Als erstes will er die Pelzjacke von Nadja in den Kamin feuern, weil er Mitglied von PETA ist. Nadja kann das gerade noch verhindern, indem sie beteuert, der Pelz sei gar nicht echt. »Aber auf der Karte Froschschenkel anbieten«, flüstert mir Nadja zu. »Ich kann mir schon denken, warum der bei PETA ist«, flüstere ich anspielungsreich zurück, denn wir befinden uns unter Beobachtung des Wirts, der, wie mir Nadja zuraunt, früher mal bei »Gute Zeiten, schlechte Zeiten« mitgespielt habe, und das sei ja wohl ganz unten. Ich nicke wissend, obwohl ich die Sendung gar nicht kenne, mir also auch kein Urteil anmaßen kann.
Der »Gute-Zeiten«-Mann kommt ständig an unseren Tisch, schenkt nach und will wissen, wie es schmeckt. Langsam maße ich mir doch ein Urteil an. Der Kamin und die kleinen Raclette-Öfchen tun ganze Arbeit. In dem kleinen Raum herrschen gefühlte fünfzig Grad. Mir läuft der Schweiß in die Schuhe.
Der »Schlechte-Zeiten«-Mann hat nur noch ein Unterhemd an. Er glaubt, dass die Gäste sich unbedingt seinen verschwitzten Oberkörper ansehen möchten. Er glaubt außerdem, dass seine Gäste unbedingt seine Fähigkeiten als DJ bewundern wollen. Er beamt den Raum in die 80er zurück, in die Zeit von »La Boum«. Der Schmalz von »Dreams are my reality« rinnt dickflüssig von den unverputzten Wänden.

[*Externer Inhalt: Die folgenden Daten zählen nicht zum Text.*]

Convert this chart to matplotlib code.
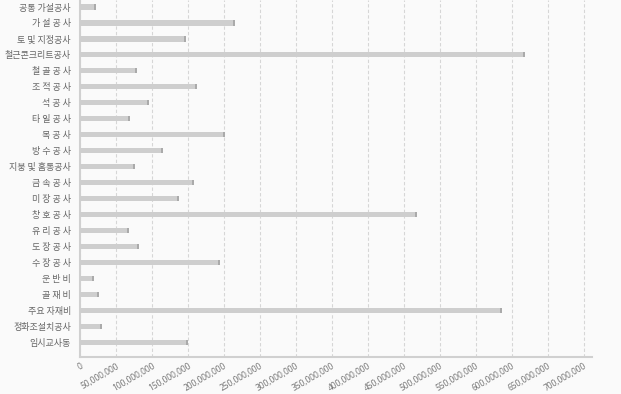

Zwei dahinschmelzende Backfische bitten mich, ein Foto von ihnen und dem Wirt zu machen. »Nicht dass du denkst, wir sind Touris. Wir sind aus Berlin, aber wir finden ihn sooo toll«, sagen sie. Ich habe nichts gegen Touris, ich war schließlich auch schon mal einer. Oder sagten sie Tussis?
Unvergessliche Literatur
Autorinnen werden immer jünger, wie ich aus meiner täglichen Zeitungslektüre erfahre. Helene Hegemann zum Beispiel. Wer ist sie überhaupt?, frage ich mich und lese auch schon in der Zeitung: »Wer ist sie überhaupt? Keine Ahnung, es interessiert mich nicht. Aber wenn Sie unbedingt etwas über sie wissen wollen – sie soll 17 und Tochter eines berühmten Berliner Intellektuellen sein, und einen Film hat sie auch schon gemacht –, dann googeln Sie es doch selbst. Ich bin hier nicht für Klatsch und das Verbreiten von Verlags-PR zuständig, sondern für große, unvergessliche Literatur.« So genau wollte ich es auch wieder nicht wissen, weshalb ich mir das Googeln spare.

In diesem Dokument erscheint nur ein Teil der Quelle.